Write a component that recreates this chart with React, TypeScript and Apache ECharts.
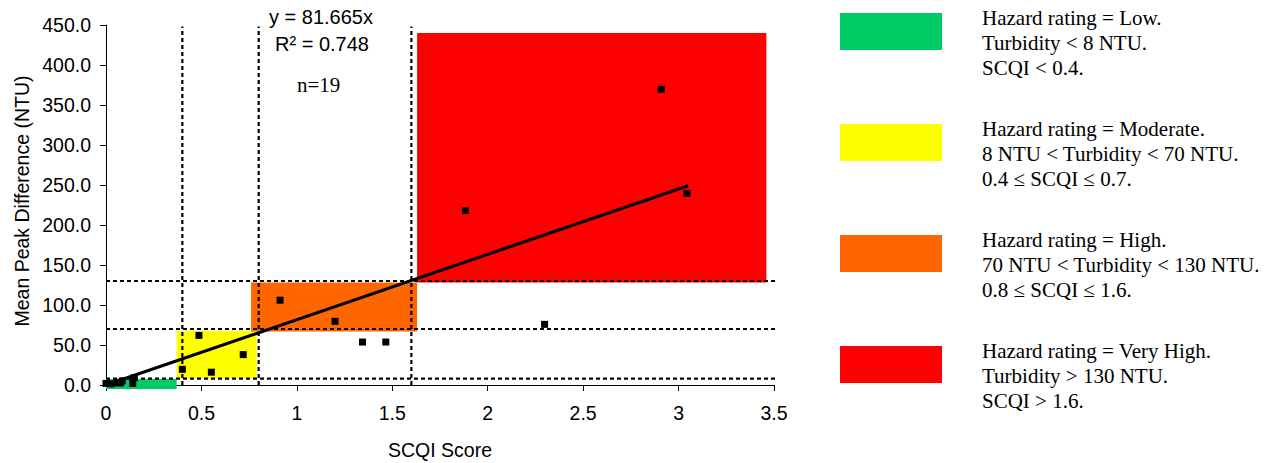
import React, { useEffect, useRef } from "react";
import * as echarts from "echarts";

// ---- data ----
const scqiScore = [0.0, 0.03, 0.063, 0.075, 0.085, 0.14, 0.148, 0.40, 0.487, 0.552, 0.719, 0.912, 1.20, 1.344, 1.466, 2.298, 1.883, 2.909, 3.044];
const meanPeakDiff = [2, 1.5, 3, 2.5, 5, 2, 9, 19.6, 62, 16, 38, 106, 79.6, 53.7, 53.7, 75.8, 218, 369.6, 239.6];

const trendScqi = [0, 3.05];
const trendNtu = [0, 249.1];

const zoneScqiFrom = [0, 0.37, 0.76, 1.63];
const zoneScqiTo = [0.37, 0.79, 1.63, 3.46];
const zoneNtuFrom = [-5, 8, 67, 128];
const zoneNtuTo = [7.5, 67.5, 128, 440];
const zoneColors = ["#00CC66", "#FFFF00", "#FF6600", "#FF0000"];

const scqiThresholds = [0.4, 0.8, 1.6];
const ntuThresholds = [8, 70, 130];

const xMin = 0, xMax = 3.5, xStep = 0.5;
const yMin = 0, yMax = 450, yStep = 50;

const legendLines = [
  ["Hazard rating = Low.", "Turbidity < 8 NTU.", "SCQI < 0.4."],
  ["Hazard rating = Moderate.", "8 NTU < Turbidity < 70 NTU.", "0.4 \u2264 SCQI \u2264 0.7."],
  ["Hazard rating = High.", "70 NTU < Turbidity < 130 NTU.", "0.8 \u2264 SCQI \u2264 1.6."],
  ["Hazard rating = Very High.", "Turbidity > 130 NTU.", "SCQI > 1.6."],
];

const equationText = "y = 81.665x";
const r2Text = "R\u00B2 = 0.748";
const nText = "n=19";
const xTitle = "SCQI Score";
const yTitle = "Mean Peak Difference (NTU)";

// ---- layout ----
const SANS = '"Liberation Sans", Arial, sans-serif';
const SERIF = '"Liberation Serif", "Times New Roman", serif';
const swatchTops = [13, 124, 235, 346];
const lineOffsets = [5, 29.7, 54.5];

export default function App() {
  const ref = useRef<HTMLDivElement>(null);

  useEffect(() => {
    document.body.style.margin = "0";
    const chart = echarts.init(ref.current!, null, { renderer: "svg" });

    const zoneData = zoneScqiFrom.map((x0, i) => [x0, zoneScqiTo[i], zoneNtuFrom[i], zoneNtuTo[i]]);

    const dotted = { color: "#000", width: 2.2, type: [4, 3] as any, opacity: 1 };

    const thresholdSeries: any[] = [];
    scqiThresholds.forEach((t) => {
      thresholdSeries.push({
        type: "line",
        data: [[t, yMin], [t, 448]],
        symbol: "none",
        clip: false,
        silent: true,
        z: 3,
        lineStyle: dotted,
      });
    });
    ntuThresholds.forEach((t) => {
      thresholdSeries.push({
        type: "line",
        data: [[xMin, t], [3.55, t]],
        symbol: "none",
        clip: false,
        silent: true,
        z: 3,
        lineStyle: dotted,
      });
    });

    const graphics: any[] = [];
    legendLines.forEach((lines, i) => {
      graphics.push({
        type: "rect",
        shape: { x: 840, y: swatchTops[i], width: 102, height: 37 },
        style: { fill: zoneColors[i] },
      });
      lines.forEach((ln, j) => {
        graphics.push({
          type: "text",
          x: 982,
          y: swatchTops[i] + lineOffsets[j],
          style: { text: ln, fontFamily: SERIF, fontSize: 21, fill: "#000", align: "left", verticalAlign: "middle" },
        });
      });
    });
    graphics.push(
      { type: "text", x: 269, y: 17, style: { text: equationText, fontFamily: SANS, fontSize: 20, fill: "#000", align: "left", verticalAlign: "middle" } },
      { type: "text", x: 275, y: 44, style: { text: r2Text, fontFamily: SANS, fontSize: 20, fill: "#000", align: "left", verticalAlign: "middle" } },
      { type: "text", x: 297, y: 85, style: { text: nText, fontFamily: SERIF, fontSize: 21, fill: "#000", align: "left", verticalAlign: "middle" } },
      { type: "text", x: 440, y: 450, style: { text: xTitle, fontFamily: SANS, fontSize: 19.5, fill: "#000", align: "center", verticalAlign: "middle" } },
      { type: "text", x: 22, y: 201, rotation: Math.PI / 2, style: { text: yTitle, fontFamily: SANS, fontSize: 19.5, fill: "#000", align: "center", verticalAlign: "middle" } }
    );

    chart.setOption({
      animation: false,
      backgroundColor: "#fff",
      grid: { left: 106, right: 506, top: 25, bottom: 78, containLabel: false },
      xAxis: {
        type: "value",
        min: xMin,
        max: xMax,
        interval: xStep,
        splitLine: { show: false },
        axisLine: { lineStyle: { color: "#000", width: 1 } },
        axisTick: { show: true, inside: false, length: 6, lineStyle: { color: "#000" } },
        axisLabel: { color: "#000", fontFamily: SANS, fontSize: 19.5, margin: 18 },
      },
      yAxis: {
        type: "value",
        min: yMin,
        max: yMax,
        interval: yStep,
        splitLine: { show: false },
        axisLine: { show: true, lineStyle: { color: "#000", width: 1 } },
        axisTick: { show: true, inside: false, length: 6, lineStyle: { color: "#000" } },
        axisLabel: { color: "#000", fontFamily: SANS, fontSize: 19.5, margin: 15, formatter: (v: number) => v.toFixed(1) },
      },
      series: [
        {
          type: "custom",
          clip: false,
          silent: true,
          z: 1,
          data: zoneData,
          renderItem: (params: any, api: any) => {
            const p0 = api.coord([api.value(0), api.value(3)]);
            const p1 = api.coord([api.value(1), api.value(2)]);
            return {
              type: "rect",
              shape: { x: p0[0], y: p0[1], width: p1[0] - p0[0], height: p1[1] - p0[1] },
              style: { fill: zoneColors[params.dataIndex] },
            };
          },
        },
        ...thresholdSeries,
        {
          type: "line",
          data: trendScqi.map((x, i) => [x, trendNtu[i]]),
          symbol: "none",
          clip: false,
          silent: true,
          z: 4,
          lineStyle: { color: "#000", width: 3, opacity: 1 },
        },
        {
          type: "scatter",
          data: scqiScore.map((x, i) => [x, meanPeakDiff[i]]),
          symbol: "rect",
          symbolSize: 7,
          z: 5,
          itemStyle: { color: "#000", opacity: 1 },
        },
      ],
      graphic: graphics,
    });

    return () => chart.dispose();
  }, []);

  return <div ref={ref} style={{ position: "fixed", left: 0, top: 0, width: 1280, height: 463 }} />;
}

+===+

__WRITTEN REQUEST__. Only lines belong in the copy: transcribe those from the start of the data through the line that contains "const yMin = 0, yMax = 450, yStep = 50;", and skip the pictures.

__SOLUTION TO THE PROBLEM__.
Write a component that recreates this chart with React, TypeScript and Apache ECharts.
import React, { useEffect, useRef } from "react";
import * as echarts from "echarts";

// ---- data ----
const scqiScore = [0.0, 0.03, 0.063, 0.075, 0.085, 0.14, 0.148, 0.40, 0.487, 0.552, 0.719, 0.912, 1.20, 1.344, 1.466, 2.298, 1.883, 2.909, 3.044];
const meanPeakDiff = [2, 1.5, 3, 2.5, 5, 2, 9, 19.6, 62, 16, 38, 106, 79.6, 53.7, 53.7, 75.8, 218, 369.6, 239.6];

const trendScqi = [0, 3.05];
const trendNtu = [0, 249.1];

const zoneScqiFrom = [0, 0.37, 0.76, 1.63];
const zoneScqiTo = [0.37, 0.79, 1.63, 3.46];
const zoneNtuFrom = [-5, 8, 67, 128];
const zoneNtuTo = [7.5, 67.5, 128, 440];
const zoneColors = ["#00CC66", "#FFFF00", "#FF6600", "#FF0000"];

const scqiThresholds = [0.4, 0.8, 1.6];
const ntuThresholds = [8, 70, 130];

const xMin = 0, xMax = 3.5, xStep = 0.5;
const yMin = 0, yMax = 450, yStep = 50;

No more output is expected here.